▸ Exercise task
Below is a listing to transcribe in full and exactly; keep the pictures out.

--- Start ---

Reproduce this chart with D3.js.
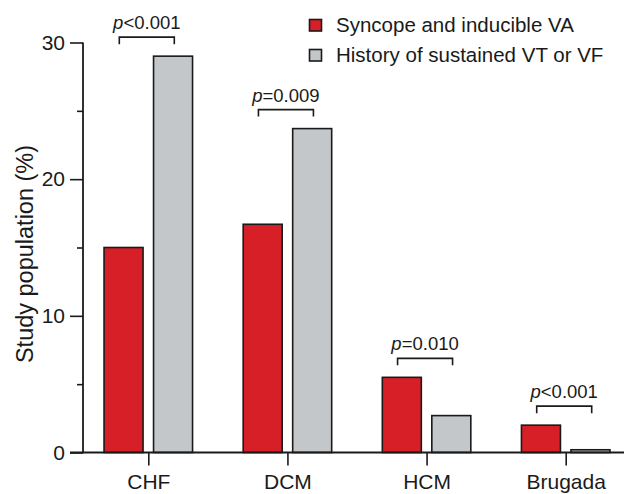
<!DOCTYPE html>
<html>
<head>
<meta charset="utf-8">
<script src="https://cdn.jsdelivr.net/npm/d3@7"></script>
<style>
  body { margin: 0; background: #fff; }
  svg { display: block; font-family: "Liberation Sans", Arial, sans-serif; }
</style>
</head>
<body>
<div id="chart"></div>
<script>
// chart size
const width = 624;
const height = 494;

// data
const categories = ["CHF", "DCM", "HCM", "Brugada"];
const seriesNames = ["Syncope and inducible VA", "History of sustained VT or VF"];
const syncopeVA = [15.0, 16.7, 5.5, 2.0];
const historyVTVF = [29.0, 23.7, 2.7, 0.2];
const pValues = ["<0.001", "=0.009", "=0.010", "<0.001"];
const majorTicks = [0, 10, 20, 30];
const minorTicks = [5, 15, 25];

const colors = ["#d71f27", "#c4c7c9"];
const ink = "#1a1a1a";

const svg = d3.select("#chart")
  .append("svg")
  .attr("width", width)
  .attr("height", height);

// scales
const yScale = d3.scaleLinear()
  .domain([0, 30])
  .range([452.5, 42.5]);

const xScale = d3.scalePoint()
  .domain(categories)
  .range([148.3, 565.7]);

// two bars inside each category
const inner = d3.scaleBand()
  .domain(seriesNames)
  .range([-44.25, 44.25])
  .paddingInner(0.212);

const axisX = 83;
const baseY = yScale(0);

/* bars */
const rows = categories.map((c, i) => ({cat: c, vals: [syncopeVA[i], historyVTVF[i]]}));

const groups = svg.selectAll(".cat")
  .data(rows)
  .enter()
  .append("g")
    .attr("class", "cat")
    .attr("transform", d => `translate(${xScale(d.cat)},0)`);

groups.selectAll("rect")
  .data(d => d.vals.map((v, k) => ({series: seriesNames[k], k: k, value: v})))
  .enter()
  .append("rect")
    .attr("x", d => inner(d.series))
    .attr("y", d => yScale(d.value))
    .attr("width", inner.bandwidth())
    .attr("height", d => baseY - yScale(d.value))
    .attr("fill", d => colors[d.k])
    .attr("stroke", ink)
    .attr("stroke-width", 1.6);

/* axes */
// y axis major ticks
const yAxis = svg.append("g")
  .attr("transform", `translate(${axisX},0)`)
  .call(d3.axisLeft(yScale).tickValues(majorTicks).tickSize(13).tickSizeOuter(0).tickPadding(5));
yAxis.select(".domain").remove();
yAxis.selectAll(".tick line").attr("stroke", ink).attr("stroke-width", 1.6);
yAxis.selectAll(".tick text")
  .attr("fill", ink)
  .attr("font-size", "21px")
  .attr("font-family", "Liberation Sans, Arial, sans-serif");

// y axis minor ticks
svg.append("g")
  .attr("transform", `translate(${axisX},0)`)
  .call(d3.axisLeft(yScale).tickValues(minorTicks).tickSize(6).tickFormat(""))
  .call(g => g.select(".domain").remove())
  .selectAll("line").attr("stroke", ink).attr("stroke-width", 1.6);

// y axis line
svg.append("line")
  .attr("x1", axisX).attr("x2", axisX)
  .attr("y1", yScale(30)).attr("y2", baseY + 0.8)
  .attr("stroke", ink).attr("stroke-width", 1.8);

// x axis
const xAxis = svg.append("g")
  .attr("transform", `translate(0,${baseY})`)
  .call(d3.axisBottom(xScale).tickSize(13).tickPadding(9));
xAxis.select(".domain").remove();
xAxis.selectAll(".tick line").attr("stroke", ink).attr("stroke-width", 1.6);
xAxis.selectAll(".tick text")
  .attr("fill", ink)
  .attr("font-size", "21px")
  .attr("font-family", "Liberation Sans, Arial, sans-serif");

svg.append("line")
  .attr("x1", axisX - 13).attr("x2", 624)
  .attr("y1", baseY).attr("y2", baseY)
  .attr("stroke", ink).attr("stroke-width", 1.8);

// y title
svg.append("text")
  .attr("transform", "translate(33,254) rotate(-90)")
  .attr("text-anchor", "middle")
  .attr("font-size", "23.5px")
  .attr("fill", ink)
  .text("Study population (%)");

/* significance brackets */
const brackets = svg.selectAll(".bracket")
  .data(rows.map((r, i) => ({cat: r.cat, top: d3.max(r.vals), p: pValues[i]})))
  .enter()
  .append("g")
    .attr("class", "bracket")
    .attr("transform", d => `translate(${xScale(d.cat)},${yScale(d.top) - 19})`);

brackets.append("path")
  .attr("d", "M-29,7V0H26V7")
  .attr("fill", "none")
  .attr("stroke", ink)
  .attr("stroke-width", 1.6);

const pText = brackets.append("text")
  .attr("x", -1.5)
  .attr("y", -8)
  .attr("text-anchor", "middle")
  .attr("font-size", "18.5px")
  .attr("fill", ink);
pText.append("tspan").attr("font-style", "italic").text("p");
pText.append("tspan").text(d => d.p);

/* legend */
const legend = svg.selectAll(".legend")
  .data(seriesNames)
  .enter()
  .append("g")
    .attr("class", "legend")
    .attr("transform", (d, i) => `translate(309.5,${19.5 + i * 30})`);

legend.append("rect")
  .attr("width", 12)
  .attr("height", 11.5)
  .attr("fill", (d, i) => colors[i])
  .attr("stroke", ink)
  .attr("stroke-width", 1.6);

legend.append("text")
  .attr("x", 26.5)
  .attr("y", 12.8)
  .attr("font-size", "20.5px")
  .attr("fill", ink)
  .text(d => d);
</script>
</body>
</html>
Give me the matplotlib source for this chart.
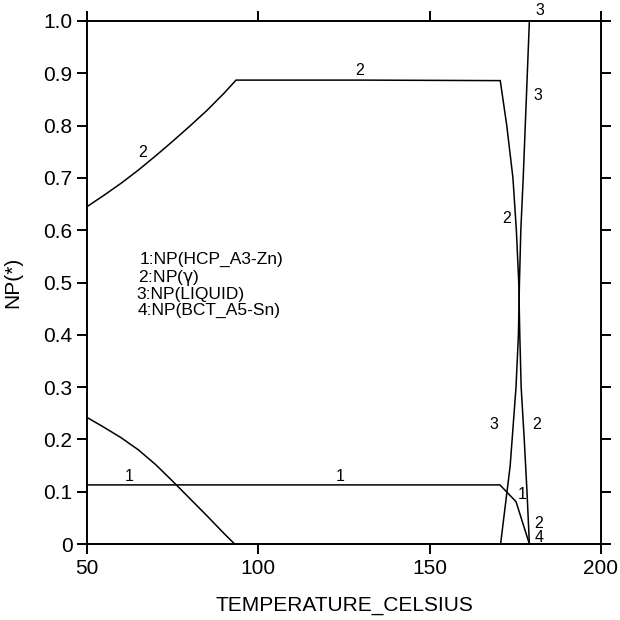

--- End ---

▸ Written response
Reproduce this chart with D3.js.
<!DOCTYPE html>
<html>
<head>
<meta charset="utf-8">
<script src="https://cdn.jsdelivr.net/npm/d3@7"></script>
<style>
  body { margin: 0; background: #fff; }
  svg { display: block; font-family: "Liberation Sans", Arial, sans-serif; }
</style>
</head>
<body>
<div id="chart"></div>
<script>
// chart size
const width = 624;
const height = 494;

// data
const categories = ["CHF", "DCM", "HCM", "Brugada"];
const seriesNames = ["Syncope and inducible VA", "History of sustained VT or VF"];
const syncopeVA = [15.0, 16.7, 5.5, 2.0];
const historyVTVF = [29.0, 23.7, 2.7, 0.2];
const pValues = ["<0.001", "=0.009", "=0.010", "<0.001"];
const majorTicks = [0, 10, 20, 30];
const minorTicks = [5, 15, 25];

const colors = ["#d71f27", "#c4c7c9"];
const ink = "#1a1a1a";

const svg = d3.select("#chart")
  .append("svg")
  .attr("width", width)
  .attr("height", height);

// scales
const yScale = d3.scaleLinear()
  .domain([0, 30])
  .range([452.5, 42.5]);

const xScale = d3.scalePoint()
  .domain(categories)
  .range([148.3, 565.7]);

// two bars inside each category
const inner = d3.scaleBand()
  .domain(seriesNames)
  .range([-44.25, 44.25])
  .paddingInner(0.212);

const axisX = 83;
const baseY = yScale(0);

/* bars */
const rows = categories.map((c, i) => ({cat: c, vals: [syncopeVA[i], historyVTVF[i]]}));

const groups = svg.selectAll(".cat")
  .data(rows)
  .enter()
  .append("g")
    .attr("class", "cat")
    .attr("transform", d => `translate(${xScale(d.cat)},0)`);

groups.selectAll("rect")
  .data(d => d.vals.map((v, k) => ({series: seriesNames[k], k: k, value: v})))
  .enter()
  .append("rect")
    .attr("x", d => inner(d.series))
    .attr("y", d => yScale(d.value))
    .attr("width", inner.bandwidth())
    .attr("height", d => baseY - yScale(d.value))
    .attr("fill", d => colors[d.k])
    .attr("stroke", ink)
    .attr("stroke-width", 1.6);

/* axes */
// y axis major ticks
const yAxis = svg.append("g")
  .attr("transform", `translate(${axisX},0)`)
  .call(d3.axisLeft(yScale).tickValues(majorTicks).tickSize(13).tickSizeOuter(0).tickPadding(5));
yAxis.select(".domain").remove();
yAxis.selectAll(".tick line").attr("stroke", ink).attr("stroke-width", 1.6);
yAxis.selectAll(".tick text")
  .attr("fill", ink)
  .attr("font-size", "21px")
  .attr("font-family", "Liberation Sans, Arial, sans-serif");

// y axis minor ticks
svg.append("g")
  .attr("transform", `translate(${axisX},0)`)
  .call(d3.axisLeft(yScale).tickValues(minorTicks).tickSize(6).tickFormat(""))
  .call(g => g.select(".domain").remove())
  .selectAll("line").attr("stroke", ink).attr("stroke-width", 1.6);

// y axis line
svg.append("line")
  .attr("x1", axisX).attr("x2", axisX)
  .attr("y1", yScale(30)).attr("y2", baseY + 0.8)
  .attr("stroke", ink).attr("stroke-width", 1.8);

// x axis
const xAxis = svg.append("g")
  .attr("transform", `translate(0,${baseY})`)
  .call(d3.axisBottom(xScale).tickSize(13).tickPadding(9));
xAxis.select(".domain").remove();
xAxis.selectAll(".tick line").attr("stroke", ink).attr("stroke-width", 1.6);
xAxis.selectAll(".tick text")
  .attr("fill", ink)
  .attr("font-size", "21px")
  .attr("font-family", "Liberation Sans, Arial, sans-serif");

svg.append("line")
  .attr("x1", axisX - 13).attr("x2", 624)
  .attr("y1", baseY).attr("y2", baseY)
  .attr("stroke", ink).attr("stroke-width", 1.8);

// y title
svg.append("text")
  .attr("transform", "translate(33,254) rotate(-90)")
  .attr("text-anchor", "middle")
  .attr("font-size", "23.5px")
  .attr("fill", ink)
  .text("Study population (%)");

/* significance brackets */
const brackets = svg.selectAll(".bracket")
  .data(rows.map((r, i) => ({cat: r.cat, top: d3.max(r.vals), p: pValues[i]})))
  .enter()
  .append("g")
    .attr("class", "bracket")
    .attr("transform", d => `translate(${xScale(d.cat)},${yScale(d.top) - 19})`);

brackets.append("path")
  .attr("d", "M-29,7V0H26V7")
  .attr("fill", "none")
  .attr("stroke", ink)
  .attr("stroke-width", 1.6);

const pText = brackets.append("text")
  .attr("x", -1.5)
  .attr("y", -8)
  .attr("text-anchor", "middle")
  .attr("font-size", "18.5px")
  .attr("fill", ink);
pText.append("tspan").attr("font-style", "italic").text("p");
pText.append("tspan").text(d => d.p);

/* legend */
const legend = svg.selectAll(".legend")
  .data(seriesNames)
  .enter()
  .append("g")
    .attr("class", "legend")
    .attr("transform", (d, i) => `translate(309.5,${19.5 + i * 30})`);

legend.append("rect")
  .attr("width", 12)
  .attr("height", 11.5)
  .attr("fill", (d, i) => colors[i])
  .attr("stroke", ink)
  .attr("stroke-width", 1.6);

legend.append("text")
  .attr("x", 26.5)
  .attr("y", 12.8)
  .attr("font-size", "20.5px")
  .attr("fill", ink)
  .text(d => d);
</script>
</body>
</html>
Give me the matplotlib source for this chart.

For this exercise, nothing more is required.